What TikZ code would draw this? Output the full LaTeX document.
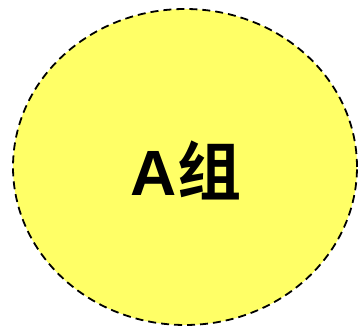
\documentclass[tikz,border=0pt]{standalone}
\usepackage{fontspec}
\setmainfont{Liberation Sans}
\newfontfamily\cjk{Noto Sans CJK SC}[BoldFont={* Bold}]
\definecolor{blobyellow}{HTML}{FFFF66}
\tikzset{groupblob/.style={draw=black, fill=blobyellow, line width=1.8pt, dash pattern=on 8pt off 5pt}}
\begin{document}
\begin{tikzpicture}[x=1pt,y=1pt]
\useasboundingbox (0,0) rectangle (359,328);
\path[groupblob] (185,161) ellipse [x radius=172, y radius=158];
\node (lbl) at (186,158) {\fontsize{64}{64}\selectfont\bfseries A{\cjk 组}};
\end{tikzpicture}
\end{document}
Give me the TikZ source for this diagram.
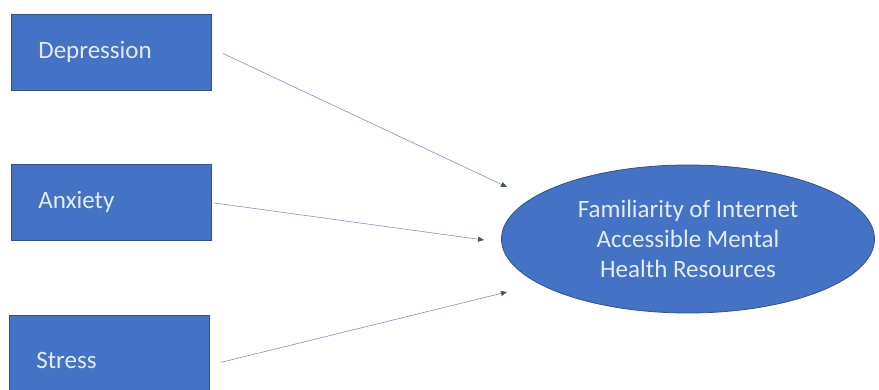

+++

PROBLEM TO SOLVE:
Transcribe the material as is, with images omitted.

COMPLETED EXERCISE:
What TikZ code would draw this? Output the full LaTeX document.
\documentclass[tikz,border=0pt]{standalone}
\usepackage{fontspec}
\setmainfont{Liberation Sans}
\newfontfamily\cjk{Noto Sans CJK SC}[BoldFont={* Bold}]
\definecolor{blobyellow}{HTML}{FFFF66}
\tikzset{groupblob/.style={draw=black, fill=blobyellow, line width=1.8pt, dash pattern=on 8pt off 5pt}}
\begin{document}
\begin{tikzpicture}[x=1pt,y=1pt]
\useasboundingbox (0,0) rectangle (359,328);
\path[groupblob] (185,161) ellipse [x radius=172, y radius=158];
\node (lbl) at (186,158) {\fontsize{64}{64}\selectfont\bfseries A{\cjk 组}};
\end{tikzpicture}
\end{document}
Give me the TikZ source for this diagram.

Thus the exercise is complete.